Members of the Federal Open Market Committee released their latest policy statement Wednesday which was little changed from June.

In light of recent commentary from members this indicates the Fed remains on track to raise rates this year. A hike could come as soon as September, when the committee will hold its next official meeting, or December, the only other meeting of the year followed by a press conference with Chair Janet Yellen.

The policy portion of the statement now reads: "The Committee anticipates that it will be appropriate to raise the target range for the federal funds rate when it has seen some further improvement in the labor market and is reasonably confident that inflation will move back to its 2 percent objective over the medium term." The only change here was the addition of the word "some."

Previous statements indicated the Fed is gearing up to begin raise short-term rates from the near zero level they've now held for close to 80-months. But the launch date has kept moving back. In recent public comments, however, FOMC members have struck an increasingly hawkish tone.

Speaking before Congress in mid-July Yellen noted, "If the economy evolves as we expect, economic conditions likely would make it appropriate at some point this year to raise the federal funds rate target, thereby beginning to normalize the stance of monetary policy. Indeed, most participants in June projected that an increase in the federal funds target range would likely become appropriate before year-end."

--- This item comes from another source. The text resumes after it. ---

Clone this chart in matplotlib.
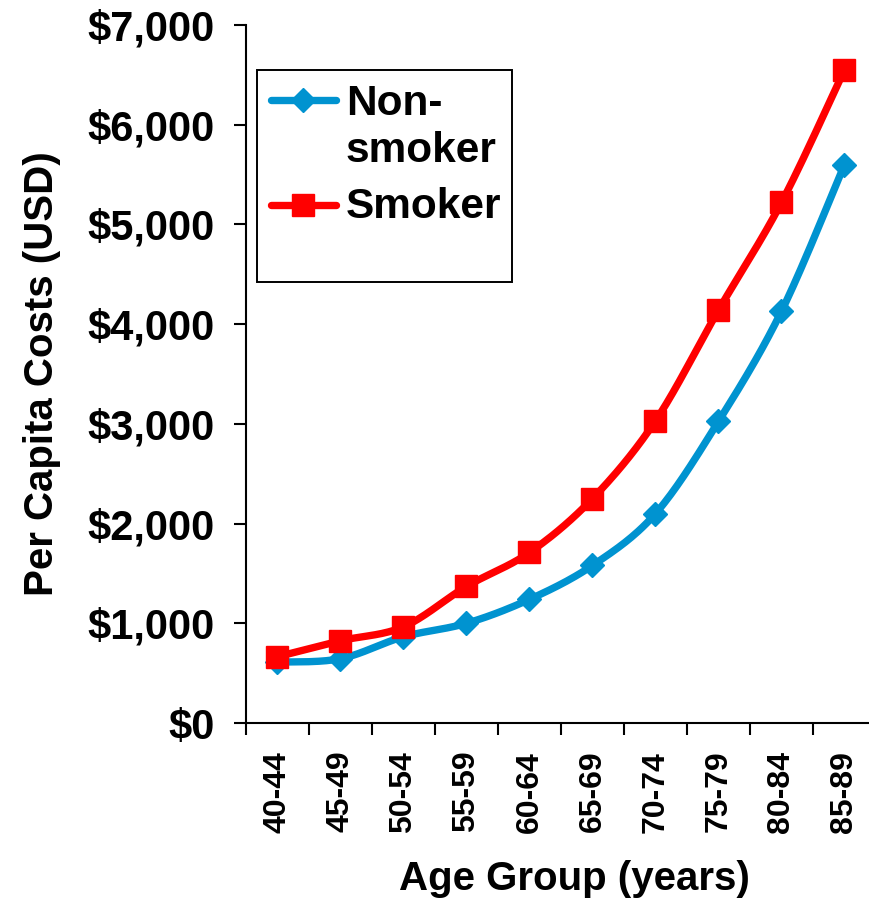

Changes to the committee's economic outlook were also minimal. They still judge economic activity is expanding "moderately" and now see net improvements in the "solid" labor market. The view than inflation "remains low" was unchanged. Between now and the next Fed meeting in mid-September there will be two new reports each on employment and second quarter gross domestic product. (This includes the Bureau of Economic Analysis's advance estimate of Q2 GDP Thursday.)

In a note on the statement Joseph Lake, global economist for The Economist Intelligence Unit, wrote, "The economic indicators are finely balanced, and the Fed could move in September or December. Much depends on the strength of the bounce-back in economic growth in the second quarter and the pace of wage increases in July and August. The economy would not need to disappoint by much for a dovish Fed to push the rate increase back until December."

U.S. equity markets, which had been mostly positive through the earlier trading day, popped immediately following the 2 p.m. release before returning closer to the day's range. The S&P 500 and the Dow Jones Industrial Average were up around 0.4%. The Nasdaq Composite was close to flat.

Meanwhile the yield on the 10-year Treasury note was at 2.29%, after spending the earlier part of the day between 2.27% and 2.30%. The VIX, a volatility measure from the Chicago Board Options Exchange, was at around 12.92 from a high for the day of 13.59 shortly after trading opened.